» Written task
Pictures in the data should be dropped; transcribe exactly the lines from the one that has "Emit a LaTeX" through the one that has "sep=0pt] at (372pt,607pt)".

--- Begin ---

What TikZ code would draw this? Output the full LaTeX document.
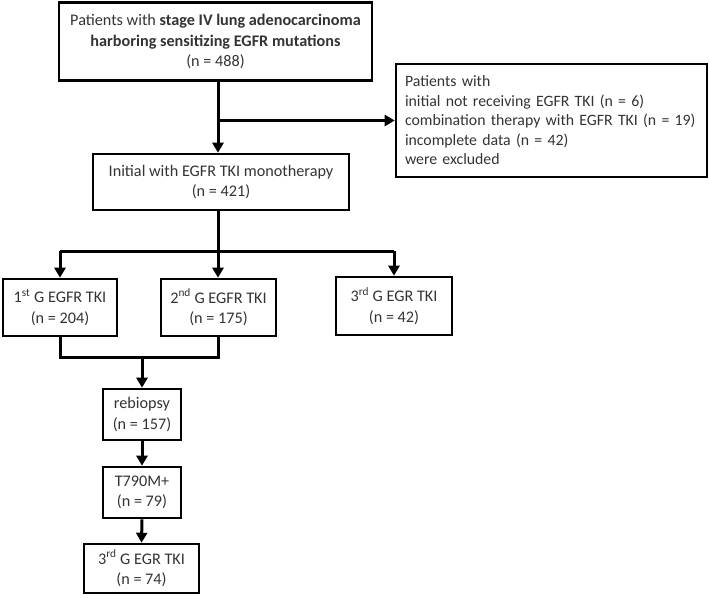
\documentclass[tikz,border=0pt]{standalone}
\usepackage{fontspec}
\setmainfont{Carlito}
\usetikzlibrary{arrows.meta}

\begin{document}
\begin{tikzpicture}[x=1pt,y=-1pt,line width=3pt,
    box/.style={draw,line width=2.6pt,align=center,inner sep=2pt,text=black!80,
      font=\fontsize{16.2}{20.5}\selectfont},
    arr/.style={-{Triangle[length=10pt,width=11pt]}}]
    \useasboundingbox (0,0) rectangle (709,598);
    % boxes
    \node[box,minimum width=313pt,minimum height=78pt] (all) at (215.5,41.5)
      {Patients with \textbf{stage IV lung adenocarcinoma}\\
       \textbf{harboring sensitizing EGFR mutations}\\(n = 488)};
    \node[box,align=left,minimum width=311pt,minimum height=113pt,text width=293pt,
      font=\fontsize{15.8}{19.5}\selectfont] (excl) at (551.5,120.5)
      {Patients with\\initial not receiving EGFR TKI (n = 6)\\
       combination therapy with EGFR TKI (n = 19)\\incomplete data (n = 42)\\were excluded};
    \node[box,minimum width=256pt,minimum height=56pt] (init) at (221,182)
      {Initial with EGFR TKI monotherapy\\(n = 421)};
    \node[box,minimum width=114pt,minimum height=57pt] (gone) at (60,307.5)
      {1\textsuperscript{st} G EGFR TKI\\(n = 204)};
    \node[box,minimum width=115pt,minimum height=57pt] (gtwo) at (218.5,307.5)
      {2\textsuperscript{nd} G EGFR TKI\\(n = 175)};
    \node[box,minimum width=116pt,minimum height=58pt] (gthree) at (394,306)
      {3\textsuperscript{rd} G EGR TKI\\(n = 42)};
    \node[box,minimum width=78pt,minimum height=51pt] (rebio) at (142,414.5)
      {rebiopsy\\(n = 157)};
    \node[box,minimum width=78pt,minimum height=51pt] (tmut) at (142,492.5)
      {T790M+\\(n = 79)};
    \node[box,minimum width=115pt,minimum height=49pt] (osim) at (141.5,568.5)
      {3\textsuperscript{rd} G EGR TKI\\(n = 74)};
    % connectors
    \coordinate (trunk) at (218,0);
    \coordinate (out) at (trunk |- excl.west);
    \coordinate (fork) at (trunk |- 0,251);
    \coordinate (join) at (rebio.north |- 0,357);
    \draw[arr] (trunk |- all.south) -- (trunk |- init.north);
    \draw[arr] (out) -- (excl.west);
    \draw (trunk |- init.south) -- (fork);
    \draw (gone.north |- fork) -- (gthree.north |- fork);
    \draw[arr] (gone.north |- fork) -- (gone.north);
    \draw[arr] (fork) -- (trunk |- gtwo.north);
    \draw[arr] (gthree.north |- fork) -- (gthree.north);
    \draw (gone.south) -- (gone.south |- join) -- (gtwo.south |- join) -- (gtwo.south);
    \draw[arr] (join) -- (rebio.north);
    \draw[arr] (rebio.south) -- (tmut.north);
    \draw[arr] (tmut.south) -- (osim.north);
\end{tikzpicture}
\end{document}
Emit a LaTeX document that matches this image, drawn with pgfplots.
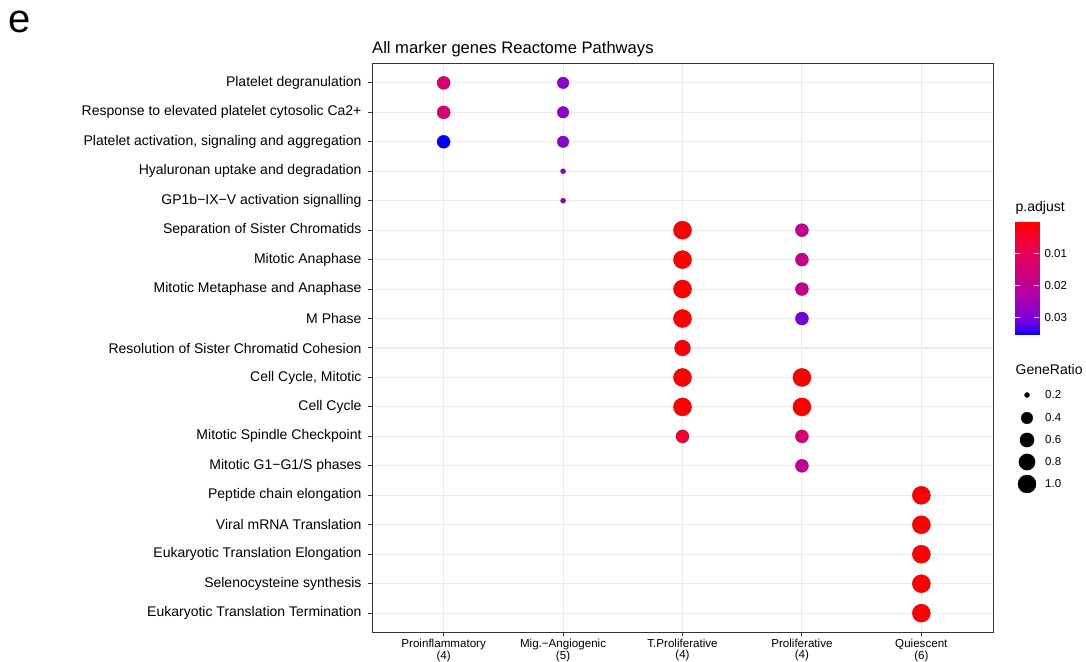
\documentclass[border=0pt]{standalone}
\usepackage{fontspec}
\setmainfont{Liberation Sans}
\usepackage{pgfplots}
\pgfplotsset{compat=1.18}
\usepackage{pgfplotstable}

\pgfplotstableread{
x y r p
1 19 0.5 0.0144
2 19 0.4 0.0285
1 18 0.5 0.0144
2 18 0.4 0.0285
1 17 0.5 0.0356
2 17 0.4 0.0285
2 16 0.2 0.0285
2 15 0.2 0.0285
3 14 1.0 0.0003
4 14 0.5 0.0187
3 13 1.0 0.0003
4 13 0.5 0.0187
3 12 1.0 0.0003
4 12 0.5 0.0187
3 11 1.0 0.0003
4 11 0.5 0.0310
3 10 0.75 0.0008
3 9 1.0 0.0003
4 9 1.0 0.0003
3 8 1.0 0.0003
4 8 1.0 0.0003
3 7 0.5 0.0056
4 7 0.5 0.0144
4 6 0.5 0.0197
5 5 1.0 0.0003
5 4 1.0 0.0003
5 3 1.0 0.0003
5 2 1.0 0.0003
5 1 1.0 0.0003
}\dottable

\pgfplotstableread{
x y r
12 105 0.2
12 82 0.4
12 60 0.6
12 38 0.8
12 16 1.0
}\sizetable

% colour bar in units of 1e-3
\pgfplotstableread{
x y p
0 -0.3 0.3
1 -0.3 0.3
0 -35.6 35.6
1 -35.6 35.6
}\bartable

\definecolor{gridc}{HTML}{EBEBEB}
\definecolor{framec}{HTML}{333333}

\pgfplotsset{colormap={ggrb}{rgb255(0cm)=(255,0,0) rgb255(2cm)=(237,0,68) rgb255(4cm)=(215,0,114) rgb255(6cm)=(186,0,159) rgb255(8cm)=(141,0,206) rgb255(9cm)=(104,0,230) rgb255(10cm)=(0,0,255)}}

\begin{document}
\begin{tikzpicture}
\path[use as bounding box] (0,0) rectangle (1086pt,661pt);
\node[anchor=base west, font=\fontsize{40}{44}\selectfont, inner sep=0pt] at (8pt,628pt) {e};
\node[anchor=base west, font=\fontsize{16.6}{18}\selectfont, inner sep=0pt] at (372pt,607pt) {All marker genes Reactome Pathways};

\begin{axis}[
  at={(372pt,29pt)}, anchor=south west,
  scale only axis, width=621pt, height=568pt,
  xmin=0.4, xmax=5.6, ymin=0.36, ymax=19.64,
  xtick={1,2,3,4,5},
  xticklabels={{Proinflammatory\\(4)},{Mig.−Angiogenic\\(5)},{T.Proliferative\\(4)},{Proliferative\\(4)},{Quiescent\\(6)}},
  xticklabel style={align=center, font=\fontsize{11.6}{10.5}\selectfont, text=black},
  ytick={1,...,19},
  yticklabels={Eukaryotic Translation Termination,Selenocysteine synthesis,Eukaryotic Translation Elongation,Viral mRNA Translation,Peptide chain elongation,Mitotic G1−G1/S phases,Mitotic Spindle Checkpoint,Cell Cycle,{Cell Cycle, Mitotic},Resolution of Sister Chromatid Cohesion,M Phase,Mitotic Metaphase and Anaphase,Mitotic Anaphase,Separation of Sister Chromatids,GP1b−IX−V activation signalling,Hyaluronan uptake and degradation,{Platelet activation, signaling and aggregation},Response to elevated platelet cytosolic Ca2+,Platelet degranulation},
  yticklabel style={font=\fontsize{14}{16}\selectfont, text=black, xshift=-3pt},
  tick align=outside, tick pos=left, major tick length=4pt,
  tick style={framec, line width=1pt},
  axis line style={framec, line width=1pt},
  grid=major, major grid style={gridc, line width=1.1pt},
  colormap name=ggrb,
  point meta min=0.3, point meta max=35.6,
]
\addplot[scatter, only marks, mark=*, point meta=explicit,
  visualization depends on={\thisrow{r} \as \ratio},
  scatter/@pre marker code/.append style={/tikz/mark size={2.5+6.5*sqrt((\ratio-0.2)/0.8)}},
] table[x=x, y=y, meta expr=\thisrow{p}*1000] {\dottable};
\end{axis}

\node[anchor=base west, font=\fontsize{14}{16}\selectfont, inner sep=0pt] at (1015.5pt,449pt) {p.adjust};
\node[anchor=base west, font=\fontsize{14}{16}\selectfont, inner sep=0pt] at (1015.5pt,286pt) {GeneRatio};

\begin{axis}[
  at={(1015pt,326pt)}, anchor=south west,
  scale only axis, width=24pt, height=113pt,
  xmin=0, xmax=1, ymin=-35.6, ymax=-0.3,
  xtick=\empty,
  ytick={-10,-20,-30},
  yticklabels={0.01,0.02,0.03},
  ytick pos=both, yticklabel pos=right,
  tick align=inside, major tick length=5pt,
  ytick style={white, line width=0.8pt},
  yticklabel style={font=\fontsize{11.5}{13}\selectfont, text=black, xshift=2pt},
  axis line style={draw=none},
  axis on top,
  colormap name=ggrb,
  point meta min=0.3, point meta max=35.6,
]
\addplot[surf, shader=interp, mesh/cols=2, point meta=explicit] table[x=x, y=y, meta=p] {\bartable};
\end{axis}

\begin{axis}[
  at={(1015pt,161pt)}, anchor=south west,
  scale only axis, width=70pt, height=120pt,
  xmin=0, xmax=70, ymin=0, ymax=120,
  hide axis, clip=false,
]
\addplot[only marks, mark=*, black,
  visualization depends on={\thisrow{r} \as \ratio},
  scatter, scatter/use mapped color={draw=black, fill=black},
  scatter/@pre marker code/.append style={/tikz/mark size={2.5+6.5*sqrt((\ratio-0.2)/0.8)}},
] table[x=x, y=y, meta=r] {\sizetable};
\foreach \yy/\lab in {105/0.2, 82/0.4, 60/0.6, 38/0.8, 16/1.0} {
  \edef\tmp{\noexpand\node[anchor=west, inner sep=0pt, font=\noexpand\fontsize{11.5}{13}\noexpand\selectfont] at (axis cs:30,\yy) {\lab};}
  \tmp
}
\end{axis}
\end{tikzpicture}
\end{document}
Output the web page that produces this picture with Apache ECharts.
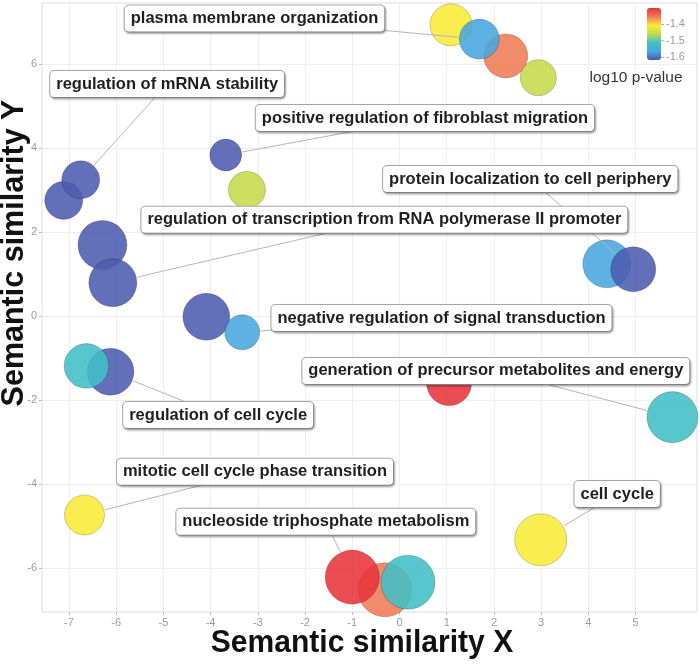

--- End ---

» Answer for this exercise
Emit a LaTeX document that matches this image, drawn with pgfplots.
\documentclass[border=0pt]{standalone}
\usepackage{fontspec}
\setmainfont{Liberation Sans}
\usepackage{pgfplots}
\pgfplotsset{compat=1.18}
\usepackage{pgfplotstable}

\pgfplotstableread{
x y r p
1 19 0.5 0.0144
2 19 0.4 0.0285
1 18 0.5 0.0144
2 18 0.4 0.0285
1 17 0.5 0.0356
2 17 0.4 0.0285
2 16 0.2 0.0285
2 15 0.2 0.0285
3 14 1.0 0.0003
4 14 0.5 0.0187
3 13 1.0 0.0003
4 13 0.5 0.0187
3 12 1.0 0.0003
4 12 0.5 0.0187
3 11 1.0 0.0003
4 11 0.5 0.0310
3 10 0.75 0.0008
3 9 1.0 0.0003
4 9 1.0 0.0003
3 8 1.0 0.0003
4 8 1.0 0.0003
3 7 0.5 0.0056
4 7 0.5 0.0144
4 6 0.5 0.0197
5 5 1.0 0.0003
5 4 1.0 0.0003
5 3 1.0 0.0003
5 2 1.0 0.0003
5 1 1.0 0.0003
}\dottable

\pgfplotstableread{
x y r
12 105 0.2
12 82 0.4
12 60 0.6
12 38 0.8
12 16 1.0
}\sizetable

% colour bar in units of 1e-3
\pgfplotstableread{
x y p
0 -0.3 0.3
1 -0.3 0.3
0 -35.6 35.6
1 -35.6 35.6
}\bartable

\definecolor{gridc}{HTML}{EBEBEB}
\definecolor{framec}{HTML}{333333}

\pgfplotsset{colormap={ggrb}{rgb255(0cm)=(255,0,0) rgb255(2cm)=(237,0,68) rgb255(4cm)=(215,0,114) rgb255(6cm)=(186,0,159) rgb255(8cm)=(141,0,206) rgb255(9cm)=(104,0,230) rgb255(10cm)=(0,0,255)}}

\begin{document}
\begin{tikzpicture}
\path[use as bounding box] (0,0) rectangle (1086pt,661pt);
\node[anchor=base west, font=\fontsize{40}{44}\selectfont, inner sep=0pt] at (8pt,628pt) {e};
\node[anchor=base west, font=\fontsize{16.6}{18}\selectfont, inner sep=0pt] at (372pt,607pt) {All marker genes Reactome Pathways};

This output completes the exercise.